When strong winds on one continent stir up mineral rock dust (such as calcite or chlorite), the airborne particles can travel thousands of miles to affect entirely different continents. Dust suspended in the air can heat or cool the atmosphere and Earth's surface. This heating or cooling effect is the focus of NASA’s Earth Surface Mineral Dust Source Investigation (EMIT) mission.
Mineral dust has many other effects on our planet. It can help form clouds or change atmospheric chemistry. When the dust settles in water or on land it can provide nutrients for ecosystem growth. If it falls on snow or ice, mineral dust can increase sunlight absorption and accelerate melting. Mineral dust in the air can reduce visibility or harm human health.
Scientists know that most of the mineral dust transported in Earth’s atmosphere comes from arid, or dry, regions around the globe. But they aren’t certain what types of minerals the wind carries from those regions. Different minerals affect the environment in different ways. So scientists need to know what minerals are in dust source regions if they’re going to better understand how the dust is affecting the Earth. EMIT will provide this missing dust source information.

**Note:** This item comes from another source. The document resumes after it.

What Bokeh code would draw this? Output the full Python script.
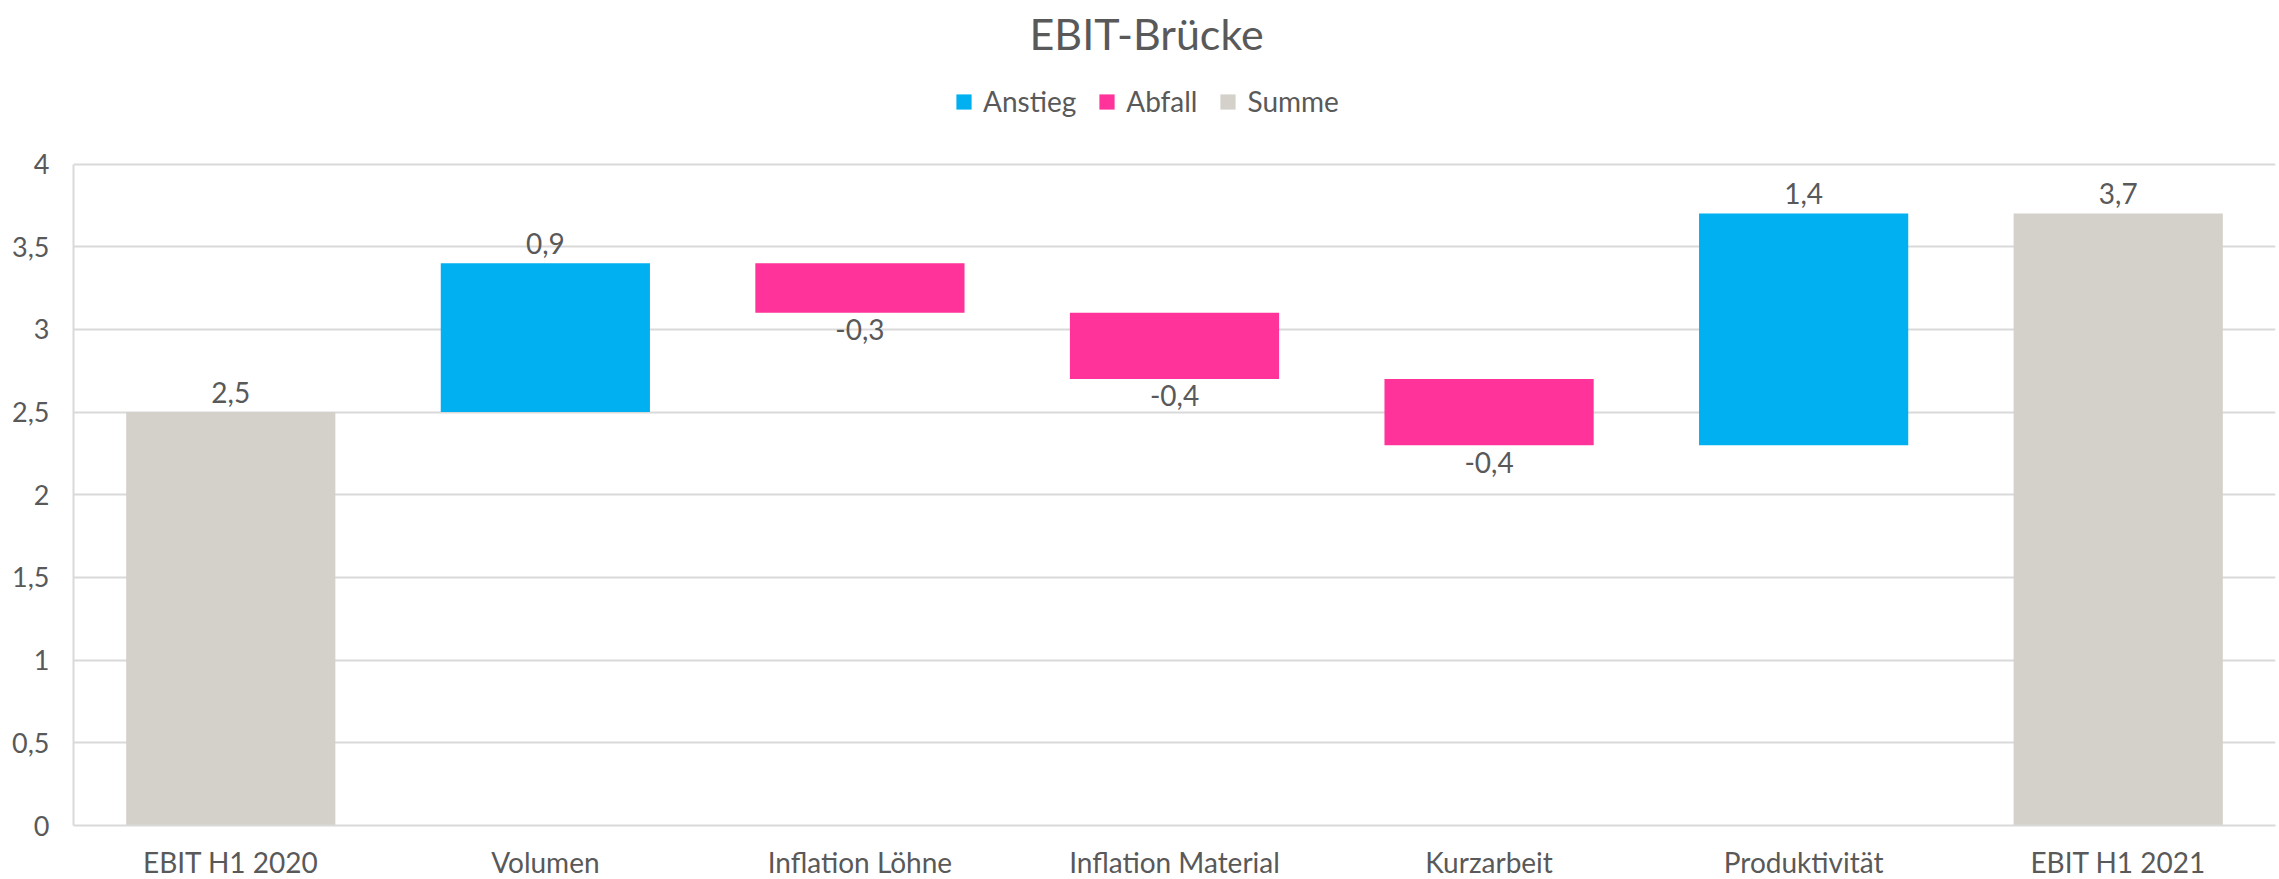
from bokeh.plotting import figure
from bokeh.models import ColumnDataSource, Range1d, Legend, LegendItem, Title, FixedTicker
from bokeh.core.properties import value
from bokeh.embed import file_html
from bokeh.resources import INLINE

# ---- data ----
categories = ["EBIT H1 2020", "Volumen", "Inflation Löhne", "Inflation Material",
              "Kurzarbeit", "Produktivität", "EBIT H1 2021"]
changes = [2.5, 0.9, -0.3, -0.4, -0.4, 1.4, 3.7]
kinds = ["Summe", "Anstieg", "Abfall", "Abfall", "Abfall", "Anstieg", "Summe"]
legend_names = ["Anstieg", "Abfall", "Summe"]
colors = {"Anstieg": "#00B0F0", "Abfall": "#FF3399", "Summe": "#D4D1CA"}
y_ticks = [0, 0.5, 1, 1.5, 2, 2.5, 3, 3.5, 4]
y_tick_labels = ["0", "0,5", "1", "1,5", "2", "2,5", "3", "3,5", "4"]

# ---- waterfall computation ----
bottoms, tops = [], []
running = 0.0
for v, k in zip(changes, kinds):
    if k == "Summe":
        bottoms.append(0.0)
        tops.append(v)
        running = v
    else:
        nxt = running + v
        bottoms.append(min(running, nxt))
        tops.append(max(running, nxt))
        running = nxt

FONT = "Lato"
TXT = "#595959"
GRID = "#D9D9D9"

# layout (pixels)
TITLE_PANEL = 63
FRAME_BOTTOM = 825
PX_PER_UNIT = 661.5 / 4
FRAME_H = FRAME_BOTTOM - TITLE_PANEL
Y_MAX = FRAME_H / PX_PER_UNIT

p = figure(x_range=categories, y_range=Range1d(0, Y_MAX),
           frame_width=2202, frame_height=FRAME_H,
           output_backend="svg", toolbar_location=None, title=None,
           min_border_left=73, min_border_right=4, min_border_top=0, min_border_bottom=54)
p.outline_line_color = None
p.background_fill_color = "white"
p.border_fill_color = "white"

renderers = {}
for name in legend_names:
    idx = [i for i, k in enumerate(kinds) if k == name]
    src = ColumnDataSource(dict(x=[categories[i] for i in idx],
                                top=[tops[i] for i in idx],
                                bottom=[bottoms[i] for i in idx]))
    renderers[name] = p.vbar(x="x", top="top", bottom="bottom", width=0.665, source=src,
                             fill_color=colors[name], line_color=None)

# data labels
pos_x, pos_y, pos_t, neg_x, neg_y, neg_t = [], [], [], [], [], []
for c, v, b, t in zip(categories, changes, bottoms, tops):
    lab = f"{v:.1f}".replace(".", ",")
    if v >= 0:
        pos_x.append(c); pos_y.append(t); pos_t.append(lab)
    else:
        neg_x.append(c); neg_y.append(b); neg_t.append(lab)
p.text(x=pos_x, y=pos_y, text=pos_t, text_align="center", text_baseline="alphabetic",
       y_offset=-20, text_font=value(FONT), text_font_size="28px", text_color=TXT)
p.text(x=neg_x, y=neg_y, text=neg_t, text_align="center", text_baseline="alphabetic",
       y_offset=17, text_font=value(FONT), text_font_size="28px", text_color=TXT)

# axes
for ax in (p.xaxis[0], p.yaxis[0]):
    ax.axis_line_color = GRID
    ax.axis_line_width = 2
    ax.major_tick_line_color = None
    ax.minor_tick_line_color = None
    ax.major_label_text_font = FONT
    ax.major_label_text_color = TXT
p.xaxis.major_label_text_font_size = "28px"
p.yaxis.major_label_text_font_size = "27px"
p.xaxis.major_label_standoff = 13
p.yaxis.major_label_standoff = 18
p.yaxis.bounds = (y_ticks[0], y_ticks[-1])
p.yaxis.ticker = FixedTicker(ticks=y_ticks)
p.yaxis.major_label_overrides = {t: l for t, l in zip(y_ticks, y_tick_labels)}
p.xgrid.grid_line_color = None
p.ygrid.grid_line_color = GRID
p.ygrid.grid_line_width = 2
p.ygrid.ticker = FixedTicker(ticks=y_ticks)

legend = Legend(items=[LegendItem(label=n, renderers=[renderers[n]]) for n in legend_names],
                orientation="horizontal", location=(881, 707),
                glyph_width=19, glyph_height=19, label_standoff=10, spacing=21,
                padding=0, margin=0, border_line_color=None, background_fill_alpha=0,
                label_text_font=FONT, label_text_font_size="28px", label_text_color=TXT)
p.add_layout(legend, "center")
p.add_layout(Title(text="EBIT-Brücke", align="left", offset=956, text_font=FONT,
                   text_font_size="43px", text_font_style="normal", text_color=TXT), "above")

open("out.html", "w").write(file_html(p, INLINE))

The data will allow scientists to create a new mineral map of Earth’s dust-producing regions. The map will improve computer models that scientists will use to assess the regional and global heating and cooling effects of mineral dust today and in the future.

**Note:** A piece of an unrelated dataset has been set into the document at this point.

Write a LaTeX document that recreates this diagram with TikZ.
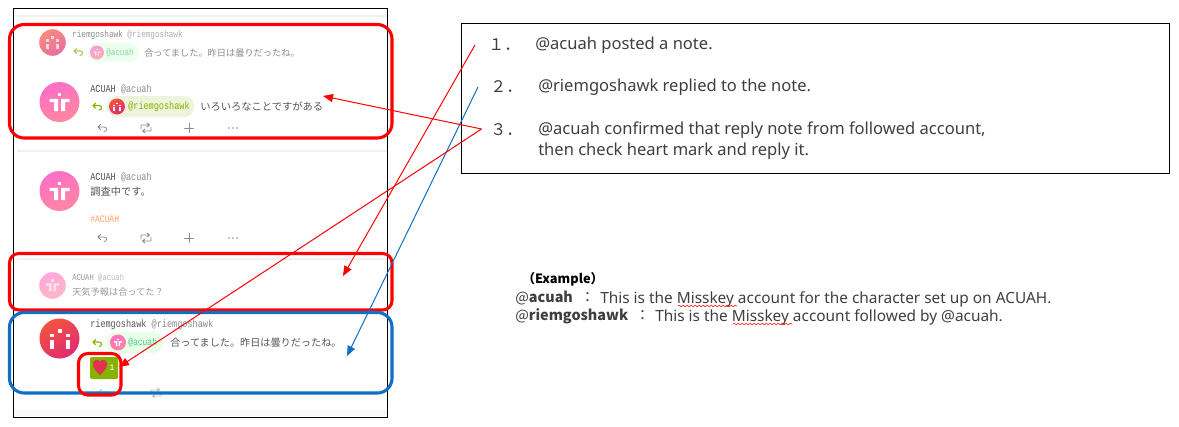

EMIT is being developed at NASA’s Jet Propulsion Laboratory and is scheduled to launch in 2022. The instrument will observe Earth from outside the International Space Station. Once it begins operation, EMIT data will be delivered to the NASA Land Processes Distributed Active Archive Center (DAAC) for use by other researchers and the public.
Robert O. Green is principal investigator of EMIT and a senior research scientist at the NASA Jet Propulsion Laboratory.